“Give us a chance, mate”, seems to sum up the reaction from new banks, to a report by the Independent Commission on Banking which claims they must hold up to seven times as much capital against mortgage loans as their high street rivals.
The regulation behind this state of affairs, specifically the offering of lower capital requirements to those banks able to use their own databases to model risk on individual loans, is being criticised because only the biggest banks have the critical mass to earn the rewards.
Of course, the rationale that capital requirements wouldn’t be lowered unless regulators felt the database resources of those favoured were of sufficient scale to mitigate the risk of doing so sounds a bit dull in its affirmation that bigger, in some cases, really is better in banking.

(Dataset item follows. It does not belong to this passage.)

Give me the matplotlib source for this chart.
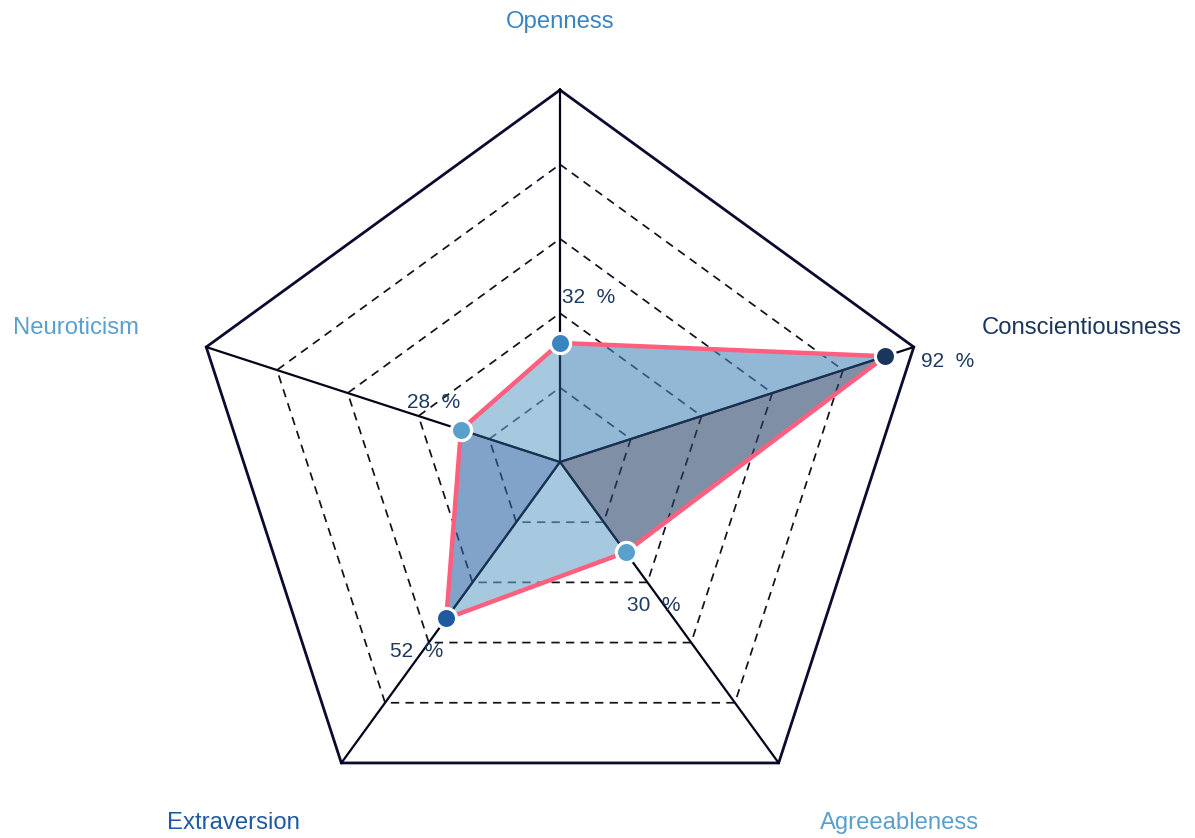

More stirring, surely, to condemn the rules as stifling to the range of borrowing options available to consumers and small businesses at a competitive rate. Hence comments in the FT about a “glass ceiling” from Arbuthnot-owned Secure Trust Bank and “competitive disadvantage” from new bank Aldermore.
Once again, it’s the unstoppable force of “SMEs must be fed” smashing into the immovable object of “banks must be risk-averse”; a ringing collision that has underscored four years of regulatory discussion like a tireless blacksmith bashing away at the back of a press conference.
What’s at stake in this particular iteration of the discussion is the range of mortgage options borrowers have access to. Regulatory impact on this range is definitely not great for the competitive landscape, and certainly frustrating to smaller banks, but it’s by no means hobbling. Aldermore, for example, is well known for having grown at a blistering rate since its inception in 2009, and has had little difficulty picking up all the new business it has had an appetite for.
It’s more troubling, perhaps, to remember how the same issue of capital requirements can prove fatal to the big league.
“Increased regulatory requirements coupled with additional fiscal charges, the on-going economic malaise and other negative ‘head-winds’ require a serious response”, read an explanation sent to me by the press office of Netherlands-based banking group ING at the end of October last year.
What the statement was casually explaining was the decision by the group – based on pressure on its capital base caused by obligations both to Basel III regulation and the Dutch government – to kick a £1.5bn hole in the UK asset finance market by putting subsidiary ING Lease UK into run-off mode.
ING Lease was hugely profitable, and provided a lifeline for thousands of small businesses in need of equipment finance – but it didn’t matter. It was just too much of a drain on what was available.
Looking at the asset finance market now (where Aldermore is, out of interest, one of the banks racing to fill the gigantic gap left by ING), it’s clear to see how the demands of regulation really can have a brutal impact on the choices available to borrowers.